Cloudflare, the network which holds up a sizeable chunk of the Internet, and GPU and chip giant NVIDIA, have announced a collaboration aimed towards deploying artificial intelligence (AI) at the edge.
The ‘AI at the edge’ partnership looks to combine the former for NVIDIA and the latter for Cloudflare. The result will be a ‘massive platform on which developers can deploy applications that use pre-trained or custom machine learning models in seconds.’
The companies outline the rationale for the partnership thus:
“Today’s applications use AI for a variety of tasks from translating text on webpages to object recognition in images, making machine learning models a critical part of application development,” the companies wrote. “Users expect this functionality to be fast and reliable, while developers want to keep proprietary machine learning models reliable and secure.
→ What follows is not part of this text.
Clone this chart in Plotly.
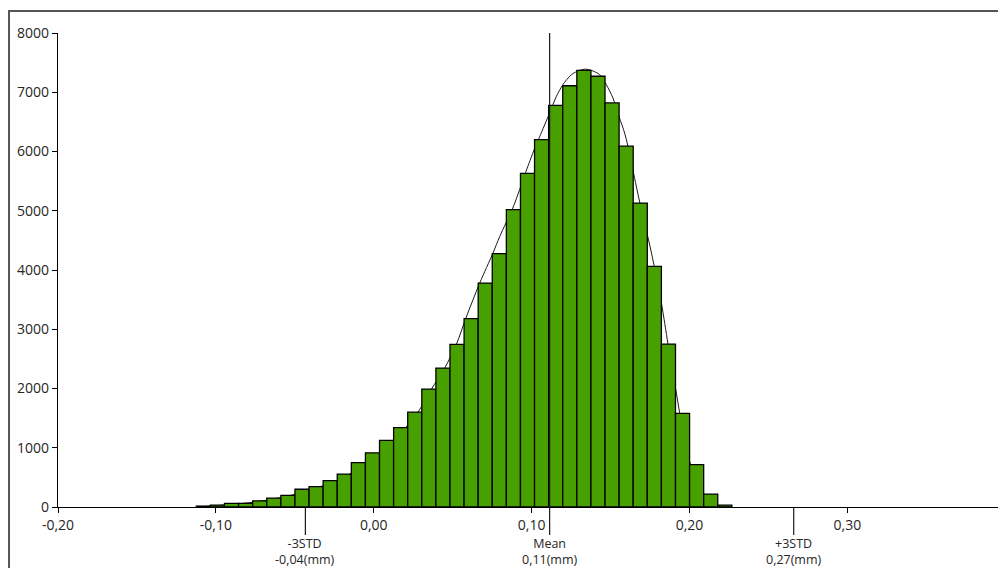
import plotly.graph_objects as go

# ---------------- data ----------------
bin_start = -0.1124
bin_width = 0.008927
counts = [15, 30, 60, 60, 105, 150, 195, 300, 345, 445,
          555, 750, 915, 1125, 1340, 1600, 1990, 2345, 2745, 3180,
          3780, 4275, 5020, 5630, 6200, 6780, 7110, 7370, 7270, 6820,
          6090, 5130, 4060, 2750, 1580, 715, 218, 30]

curve_x = [-0.1124, -0.1034, -0.0945, -0.0856, -0.0767, -0.0677, -0.0588, -0.0499,
           -0.0410, -0.0320, -0.0231, -0.0142, -0.0053, 0.0036, 0.0125, 0.0202,
           0.0280, 0.0365, 0.0449, 0.0523, 0.0582, 0.0671, 0.0755, 0.0798,
           0.0878, 0.0924, 0.0962, 0.1019, 0.1051, 0.1114, 0.1157, 0.1198,
           0.1252, 0.1304, 0.1341, 0.1378, 0.1431, 0.1473, 0.1515, 0.1553,
           0.1589, 0.1610, 0.1680, 0.1758, 0.1822, 0.1864, 0.1917, 0.1938,
           0.2003, 0.2092, 0.2180, 0.2269]
curve_y = [0, 15, 35, 55, 80, 115, 160, 215,
           290, 360, 450, 570, 740, 920, 1125, 1340,
           1600, 1988, 2343, 2742, 3176, 3778, 4285, 4566,
           5028, 5355, 5647, 6050, 6250, 6650, 6931, 7128,
           7297, 7370, 7390, 7370, 7297, 7128, 6904, 6593,
           6312, 6086, 5200, 4300, 3441, 2748, 1921, 1583,
           750, 220, 30, 0]

x_tick_vals = [-0.20, -0.10, 0.00, 0.10, 0.20, 0.30]
x_tick_text = ["-0,20", "-0,10", "0,00", "0,10", "0,20", "0,30"]
y_tick_vals = [0, 1000, 2000, 3000, 4000, 5000, 6000, 7000, 8000]
y_tick_text = ["0", "1000", "2000", "3000", "4000", "5000", "6000", "7000", "8000"]

stat_names = ["-3STD", "Mean", "+3STD"]
stat_values = [-0.0433, 0.1114, 0.2660]
stat_labels = ["-0,04(mm)", "0,11(mm)", "0,27(mm)"]

# ---------------- figure ----------------
X_RANGE = [-0.2, 0.3954]
Y_RANGE = [0, 8000]
FONT = "Open Sans"
TXT = "#262626"

bin_centers = [bin_start + (i + 0.5) * bin_width for i in range(len(counts))]

fig = go.Figure()

# fitted curve (drawn on the base axes -> behind the bars)
fig.add_trace(go.Scatter(
    x=curve_x, y=curve_y, mode="lines",
    line=dict(color="#1a1a1a", width=1, shape="spline", smoothing=0.8),
    xaxis="x", yaxis="y", hoverinfo="skip", showlegend=False))

# histogram bars (on overlaying axes -> in front of curve)
fig.add_trace(go.Bar(
    x=bin_centers, y=counts, width=bin_width,
    marker=dict(color="#48a000", line=dict(color="#000000", width=1.3)),
    xaxis="x2", yaxis="y2", showlegend=False))

shapes = []
annotations = []
for name, val, lab in zip(stat_names, stat_values, stat_labels):
    top = 1.0 if name == "Mean" else 0.0
    shapes.append(dict(type="line", xref="x", yref="paper",
                       x0=val, x1=val, y0=-0.059, y1=top,
                       line=dict(color="#1a1a1a", width=1.2), layer="above"))
    annotations.append(dict(x=val, y=-0.058, xref="x", yref="paper",
                            text=name + "<br>" + lab, showarrow=False,
                            xanchor="center", yanchor="top", align="center",
                            borderpad=0,
                            font=dict(family=FONT, size=12.5, color=TXT)))

# outer frame of the chart control
shapes.append(dict(type="rect", xref="paper", yref="paper",
                   x0=-0.0521, x1=1.2, y0=-0.3, y1=1.0464,
                   line=dict(color="#555555", width=2), layer="above"))

axis_common = dict(showgrid=False, zeroline=False, showline=True,
                   linecolor="#000000", linewidth=1.2,
                   ticks="outside", ticklen=5, tickwidth=1, tickcolor="#000000",
                   tickfont=dict(family=FONT, size=14, color=TXT))

fig.update_layout(
    width=998, height=568,
    margin=dict(l=58, r=0, t=33, b=61, autoexpand=False),
    paper_bgcolor="white", plot_bgcolor="white",
    showlegend=False, bargap=0,
    xaxis=dict(range=X_RANGE, tickvals=x_tick_vals, ticktext=x_tick_text, **axis_common),
    yaxis=dict(range=Y_RANGE, tickvals=y_tick_vals, ticktext=y_tick_text, **axis_common),
    xaxis2=dict(range=X_RANGE, overlaying="x", visible=False),
    yaxis2=dict(range=Y_RANGE, overlaying="y", visible=False),
    shapes=shapes, annotations=annotations,
)

fig.write_html("out.html",
               config={"displayModeBar": False, "staticPlot": True},
               post_script="document.body.style.margin='0';document.body.style.overflow='hidden';")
“Cloudflare is seamlessly solving for their security, performance, and reliability needs while NVIDIA provides developers with a broad range of AI-powered application frameworks.”
These frameworks include Jarvis, for natural language processing, Clara, for healthcare and life sciences, and Morpheus for cybersecurity.
Developers will be able to leverage the TensorFlow platform to build and test machine learning models, before deploying them globally onto Cloudflare’s edge network. The partnership will build upon Cloudflare’s current internal machine learning needs, such as business intelligence and bot detection, and package it for any developer to use.
“Cloudflare Workers is one of the fastest and most widely adopted edge computing products with security built into its DNA,” said Matthew Prince, co-founder and CEO of Cloudflare in a statement. “Now, working with NVIDIA, we will be bringing developers powerful artificial intelligence tools to build the applications that will power the future.”
Machine learning is increasingly becoming an irresistible component to take to the network edge. The theory, as Cloudflare and NVIDIA put it, is that machine learning models can be enhanced to millisecond latency. Previously, such models were deployed on expensive centralised servers, or using cloud services which limited them to ‘regions’.
Other companies are looking at a different approach to machine learning. Speaking to this publication in February, Zach Shelby, CEO of Edge Impulse, noted that as a relative amateur in ML, his expertise in embedded engineering and the corresponding growth of the Internet of Things (IoT) led to a light bulb moment, where techniques from the cloud ML world could be harnessed at microcontroller-scale.
“Almost all algorithms today are hand-coded – trial and error,” he told Edge Computing News. “They’re using data as a kind of testing facility, but not as a way to really drive what’s being designed. What machine learning does is flip the entire equation on its head, and now you have the ability to use data to drive design. That’s powerful.”